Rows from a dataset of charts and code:
— begin —

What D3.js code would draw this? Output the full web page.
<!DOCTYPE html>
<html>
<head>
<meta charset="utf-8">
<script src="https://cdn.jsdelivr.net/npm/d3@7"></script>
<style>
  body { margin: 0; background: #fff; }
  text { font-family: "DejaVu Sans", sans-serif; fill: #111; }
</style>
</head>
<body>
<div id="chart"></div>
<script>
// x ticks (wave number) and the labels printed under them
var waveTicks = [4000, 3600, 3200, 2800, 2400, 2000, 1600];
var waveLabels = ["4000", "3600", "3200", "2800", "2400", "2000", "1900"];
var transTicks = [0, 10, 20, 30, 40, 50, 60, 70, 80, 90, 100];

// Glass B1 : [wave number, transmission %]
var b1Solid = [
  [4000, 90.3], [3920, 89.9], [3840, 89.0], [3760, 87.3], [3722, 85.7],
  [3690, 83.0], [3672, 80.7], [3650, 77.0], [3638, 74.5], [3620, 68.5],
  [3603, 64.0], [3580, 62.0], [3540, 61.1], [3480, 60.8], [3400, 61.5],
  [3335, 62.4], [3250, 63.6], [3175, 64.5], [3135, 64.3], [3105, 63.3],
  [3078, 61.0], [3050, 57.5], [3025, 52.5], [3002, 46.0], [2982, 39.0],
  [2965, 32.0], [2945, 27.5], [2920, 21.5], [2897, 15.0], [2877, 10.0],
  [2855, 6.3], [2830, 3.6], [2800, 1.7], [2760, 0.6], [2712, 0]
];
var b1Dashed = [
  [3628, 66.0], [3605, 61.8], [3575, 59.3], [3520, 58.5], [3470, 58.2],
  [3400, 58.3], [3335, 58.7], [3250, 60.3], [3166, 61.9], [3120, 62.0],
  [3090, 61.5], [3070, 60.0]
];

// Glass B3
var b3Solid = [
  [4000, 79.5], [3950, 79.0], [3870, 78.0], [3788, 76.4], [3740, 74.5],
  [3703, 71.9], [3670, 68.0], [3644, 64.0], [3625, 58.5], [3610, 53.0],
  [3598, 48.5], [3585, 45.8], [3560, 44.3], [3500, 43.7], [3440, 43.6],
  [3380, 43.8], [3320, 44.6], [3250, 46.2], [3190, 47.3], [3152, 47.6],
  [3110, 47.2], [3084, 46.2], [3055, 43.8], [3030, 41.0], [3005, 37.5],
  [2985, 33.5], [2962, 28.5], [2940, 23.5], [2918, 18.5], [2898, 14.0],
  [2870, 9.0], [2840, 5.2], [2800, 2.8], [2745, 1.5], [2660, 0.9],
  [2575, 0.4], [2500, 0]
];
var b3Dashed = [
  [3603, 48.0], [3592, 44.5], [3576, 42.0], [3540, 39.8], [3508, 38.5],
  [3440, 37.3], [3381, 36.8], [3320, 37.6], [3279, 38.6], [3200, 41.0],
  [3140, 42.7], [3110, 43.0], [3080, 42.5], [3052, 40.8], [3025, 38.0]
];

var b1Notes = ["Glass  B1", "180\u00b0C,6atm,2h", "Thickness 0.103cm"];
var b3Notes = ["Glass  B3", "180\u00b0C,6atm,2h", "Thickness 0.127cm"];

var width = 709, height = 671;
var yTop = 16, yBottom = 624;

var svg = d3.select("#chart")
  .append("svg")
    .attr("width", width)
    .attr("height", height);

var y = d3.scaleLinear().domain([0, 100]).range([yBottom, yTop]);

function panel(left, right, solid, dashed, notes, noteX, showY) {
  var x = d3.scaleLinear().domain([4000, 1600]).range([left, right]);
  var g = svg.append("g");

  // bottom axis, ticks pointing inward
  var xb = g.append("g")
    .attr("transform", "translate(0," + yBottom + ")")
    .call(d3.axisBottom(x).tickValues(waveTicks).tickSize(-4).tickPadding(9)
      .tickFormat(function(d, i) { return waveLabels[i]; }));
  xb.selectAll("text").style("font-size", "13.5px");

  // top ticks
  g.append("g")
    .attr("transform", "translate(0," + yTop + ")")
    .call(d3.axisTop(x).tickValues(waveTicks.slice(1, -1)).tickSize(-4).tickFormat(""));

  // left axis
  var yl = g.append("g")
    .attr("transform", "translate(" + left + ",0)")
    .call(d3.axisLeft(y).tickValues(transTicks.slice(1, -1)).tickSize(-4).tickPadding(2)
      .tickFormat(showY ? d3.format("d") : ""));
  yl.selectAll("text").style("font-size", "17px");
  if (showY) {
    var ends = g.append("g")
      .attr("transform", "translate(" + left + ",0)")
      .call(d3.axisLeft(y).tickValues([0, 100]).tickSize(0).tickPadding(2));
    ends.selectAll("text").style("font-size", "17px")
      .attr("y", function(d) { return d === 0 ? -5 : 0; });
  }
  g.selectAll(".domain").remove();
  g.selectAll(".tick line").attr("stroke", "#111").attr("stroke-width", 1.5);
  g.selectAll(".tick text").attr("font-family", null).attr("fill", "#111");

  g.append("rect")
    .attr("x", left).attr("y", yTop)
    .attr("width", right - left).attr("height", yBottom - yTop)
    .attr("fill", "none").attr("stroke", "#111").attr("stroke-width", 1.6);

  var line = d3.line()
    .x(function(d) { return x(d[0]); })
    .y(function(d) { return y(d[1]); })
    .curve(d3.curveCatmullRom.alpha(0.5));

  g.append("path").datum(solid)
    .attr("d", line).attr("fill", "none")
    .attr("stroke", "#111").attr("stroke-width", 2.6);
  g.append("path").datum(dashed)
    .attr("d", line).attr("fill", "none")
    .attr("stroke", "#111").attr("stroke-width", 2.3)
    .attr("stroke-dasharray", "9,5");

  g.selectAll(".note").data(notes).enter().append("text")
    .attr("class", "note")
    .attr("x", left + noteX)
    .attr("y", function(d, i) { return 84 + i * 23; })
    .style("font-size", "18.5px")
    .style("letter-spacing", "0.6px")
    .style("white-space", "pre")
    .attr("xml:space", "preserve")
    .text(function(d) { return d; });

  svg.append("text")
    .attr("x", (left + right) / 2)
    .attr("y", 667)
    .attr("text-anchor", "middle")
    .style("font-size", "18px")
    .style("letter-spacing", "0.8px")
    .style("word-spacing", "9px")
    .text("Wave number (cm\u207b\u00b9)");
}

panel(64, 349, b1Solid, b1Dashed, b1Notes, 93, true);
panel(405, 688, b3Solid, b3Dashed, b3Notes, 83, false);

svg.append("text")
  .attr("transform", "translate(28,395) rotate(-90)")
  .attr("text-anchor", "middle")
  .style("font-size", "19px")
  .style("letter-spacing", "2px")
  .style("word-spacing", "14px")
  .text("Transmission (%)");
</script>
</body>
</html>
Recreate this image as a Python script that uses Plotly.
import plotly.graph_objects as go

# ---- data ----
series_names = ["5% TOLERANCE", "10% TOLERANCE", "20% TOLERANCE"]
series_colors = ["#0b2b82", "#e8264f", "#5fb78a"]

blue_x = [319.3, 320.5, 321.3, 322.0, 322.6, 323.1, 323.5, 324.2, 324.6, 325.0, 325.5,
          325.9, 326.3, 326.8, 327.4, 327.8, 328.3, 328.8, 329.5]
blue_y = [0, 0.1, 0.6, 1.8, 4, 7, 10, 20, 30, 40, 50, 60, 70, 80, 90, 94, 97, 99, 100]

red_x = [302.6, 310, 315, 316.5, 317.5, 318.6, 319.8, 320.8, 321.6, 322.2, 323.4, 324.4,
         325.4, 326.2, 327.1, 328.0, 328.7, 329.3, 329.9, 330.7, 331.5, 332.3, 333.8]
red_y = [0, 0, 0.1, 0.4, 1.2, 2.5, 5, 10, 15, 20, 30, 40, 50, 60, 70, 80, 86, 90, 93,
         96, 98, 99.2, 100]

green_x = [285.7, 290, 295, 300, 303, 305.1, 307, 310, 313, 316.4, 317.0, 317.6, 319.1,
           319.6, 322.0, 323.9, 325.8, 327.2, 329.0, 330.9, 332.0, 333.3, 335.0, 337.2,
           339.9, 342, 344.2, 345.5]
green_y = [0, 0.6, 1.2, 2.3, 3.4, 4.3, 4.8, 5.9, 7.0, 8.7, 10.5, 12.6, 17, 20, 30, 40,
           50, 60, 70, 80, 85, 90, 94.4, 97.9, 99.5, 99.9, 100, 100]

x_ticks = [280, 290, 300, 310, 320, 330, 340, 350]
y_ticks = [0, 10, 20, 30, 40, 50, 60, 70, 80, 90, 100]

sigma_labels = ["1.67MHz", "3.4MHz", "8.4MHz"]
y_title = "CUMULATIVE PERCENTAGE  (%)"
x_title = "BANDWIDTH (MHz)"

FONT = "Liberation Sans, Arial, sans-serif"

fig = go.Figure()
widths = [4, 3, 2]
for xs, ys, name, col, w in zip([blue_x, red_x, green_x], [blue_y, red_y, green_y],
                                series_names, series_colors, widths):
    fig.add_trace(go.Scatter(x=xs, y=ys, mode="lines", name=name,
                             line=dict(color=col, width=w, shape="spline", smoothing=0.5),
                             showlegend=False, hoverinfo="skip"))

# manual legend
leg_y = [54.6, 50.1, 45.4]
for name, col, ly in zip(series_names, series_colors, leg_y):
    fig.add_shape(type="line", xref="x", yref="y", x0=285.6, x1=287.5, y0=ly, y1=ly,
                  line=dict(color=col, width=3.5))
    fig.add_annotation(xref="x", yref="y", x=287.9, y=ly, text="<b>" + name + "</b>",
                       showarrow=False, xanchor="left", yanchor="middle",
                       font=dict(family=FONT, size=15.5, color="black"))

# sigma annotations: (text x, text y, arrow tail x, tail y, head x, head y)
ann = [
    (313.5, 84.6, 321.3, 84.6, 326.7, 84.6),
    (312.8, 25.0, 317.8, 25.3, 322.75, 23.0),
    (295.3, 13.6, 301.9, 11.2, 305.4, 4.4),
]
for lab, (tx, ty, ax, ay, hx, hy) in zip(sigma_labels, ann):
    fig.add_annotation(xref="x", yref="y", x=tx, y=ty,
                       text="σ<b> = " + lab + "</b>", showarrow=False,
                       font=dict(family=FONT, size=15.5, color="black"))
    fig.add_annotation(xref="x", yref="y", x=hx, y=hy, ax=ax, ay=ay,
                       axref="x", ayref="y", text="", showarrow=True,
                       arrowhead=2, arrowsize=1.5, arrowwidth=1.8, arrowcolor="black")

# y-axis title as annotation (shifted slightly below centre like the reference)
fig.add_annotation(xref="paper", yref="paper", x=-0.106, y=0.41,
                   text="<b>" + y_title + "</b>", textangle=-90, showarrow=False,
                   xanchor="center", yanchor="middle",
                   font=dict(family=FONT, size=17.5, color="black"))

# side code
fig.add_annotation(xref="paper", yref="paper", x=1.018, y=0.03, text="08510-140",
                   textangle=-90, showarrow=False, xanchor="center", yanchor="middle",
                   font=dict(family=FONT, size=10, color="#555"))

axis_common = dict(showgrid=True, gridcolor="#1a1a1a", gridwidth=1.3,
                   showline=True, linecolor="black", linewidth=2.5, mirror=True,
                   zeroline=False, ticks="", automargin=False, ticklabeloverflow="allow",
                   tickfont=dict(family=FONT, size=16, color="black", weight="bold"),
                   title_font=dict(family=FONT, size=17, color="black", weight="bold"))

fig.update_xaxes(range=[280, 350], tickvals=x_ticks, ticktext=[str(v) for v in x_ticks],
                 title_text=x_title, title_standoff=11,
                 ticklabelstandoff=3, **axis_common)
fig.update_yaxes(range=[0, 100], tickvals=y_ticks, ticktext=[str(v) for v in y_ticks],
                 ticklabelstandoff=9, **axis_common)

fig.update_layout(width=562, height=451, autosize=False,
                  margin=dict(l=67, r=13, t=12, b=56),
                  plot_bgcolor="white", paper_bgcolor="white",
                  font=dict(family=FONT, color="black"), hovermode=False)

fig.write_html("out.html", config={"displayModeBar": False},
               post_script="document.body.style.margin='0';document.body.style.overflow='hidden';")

— end —

--- What you should do ---
The first line of the records and every line down to the line with "80, 90, 100];" must be quoted exactly; leave out all else.

--- Task answer ---
What D3.js code would draw this? Output the full web page.
<!DOCTYPE html>
<html>
<head>
<meta charset="utf-8">
<script src="https://cdn.jsdelivr.net/npm/d3@7"></script>
<style>
  body { margin: 0; background: #fff; }
  text { font-family: "DejaVu Sans", sans-serif; fill: #111; }
</style>
</head>
<body>
<div id="chart"></div>
<script>
// x ticks (wave number) and the labels printed under them
var waveTicks = [4000, 3600, 3200, 2800, 2400, 2000, 1600];
var waveLabels = ["4000", "3600", "3200", "2800", "2400", "2000", "1900"];
var transTicks = [0, 10, 20, 30, 40, 50, 60, 70, 80, 90, 100];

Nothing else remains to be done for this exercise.